LABAN
 



Ay, in the catalogue ye go for men;

Macbeth 3,1.

The founder of the Ausdrucktanz in Germany in the 1920's, Rudolf von Laban's whole life was dedicated to the art of movement, developing his theories on the laws that govern the movement of the human body. According to his theory of „movement psychology", the Motion Factors of Weight, Space, Time and Flow express the Mental Factors of Sensing, Thinking, Intuiting and Feeling. All movements are either directed outwards (extraverted) or inwards (introverted).
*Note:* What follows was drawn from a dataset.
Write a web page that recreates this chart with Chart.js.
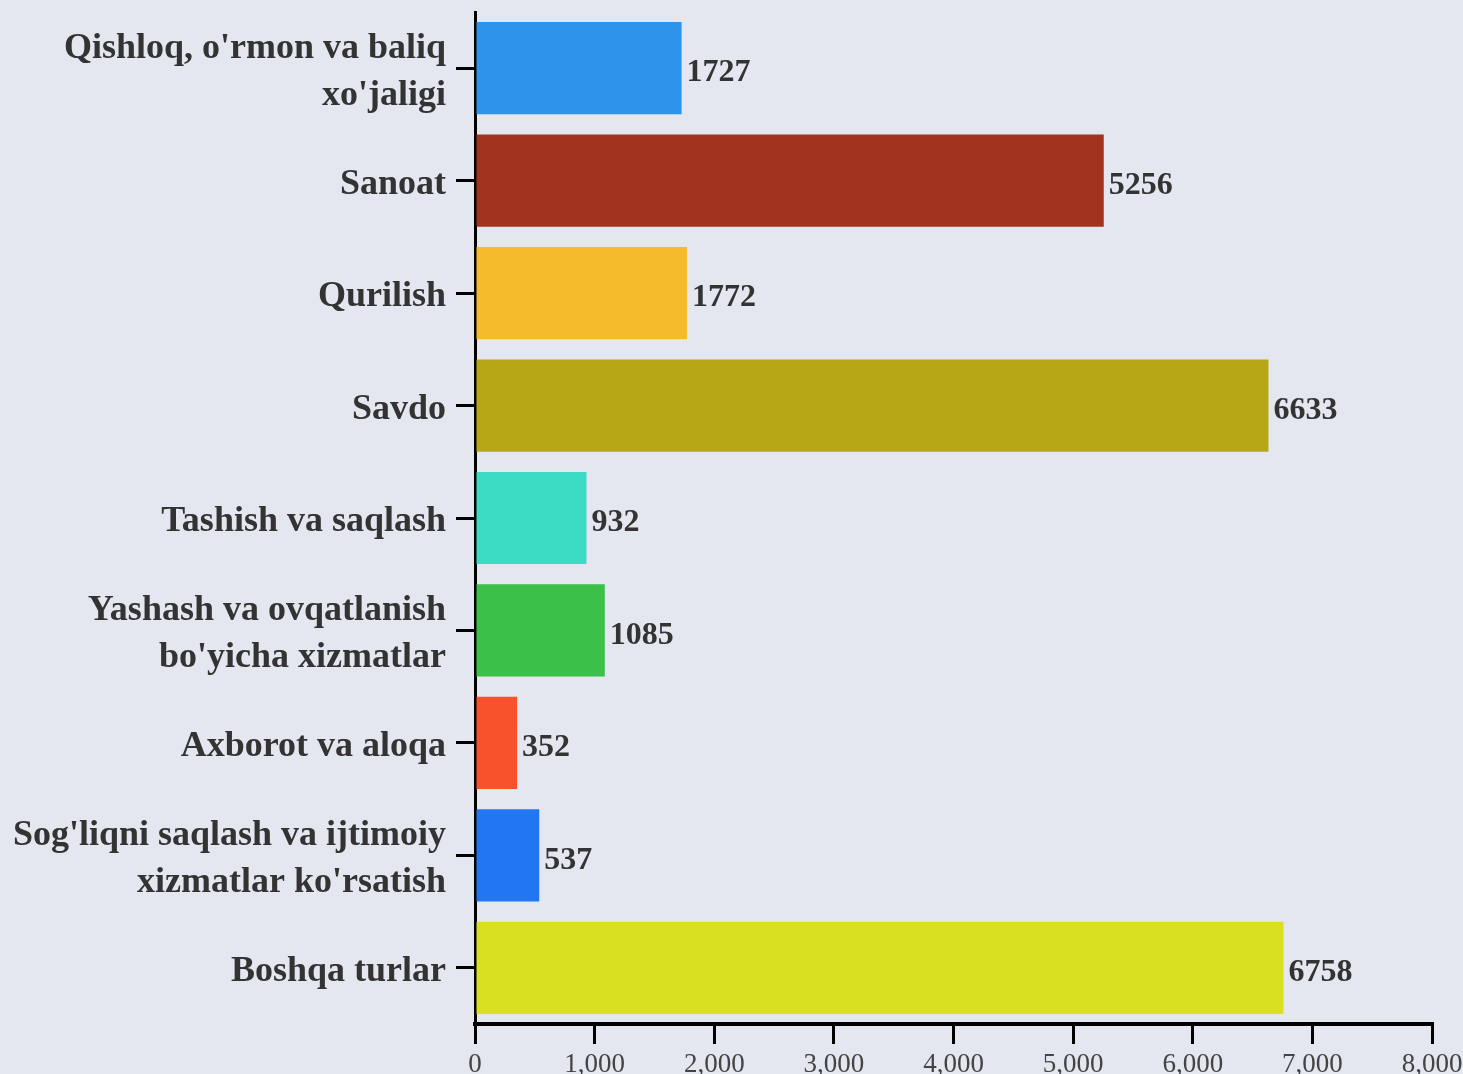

What Laban discovered in the movement of the human body, Carl Gustav Jung discovered in the movement of the human psyche, published in his book "Psychologische Typen". Central to Laban's theory of movement is the concept that the Motion Factors reveal the Inner Attitudes of the human mind, of which there are 6, and that all movements can be described as Working Actions, of which there are 8. The movement of the human body reaches its highest expression in dance, which creates a "world of virtual powers" (Suzanne Langer "Feeling and Form"). The movement of the human psyche reaches its highest expression in poetry. The Theatre is a virtual world which, like all the Arts, expresses Human Feeling through Symbolic Form. Laban's theories provide actor and director with a vocabulary to describe the non-discursive symbolism of the drama.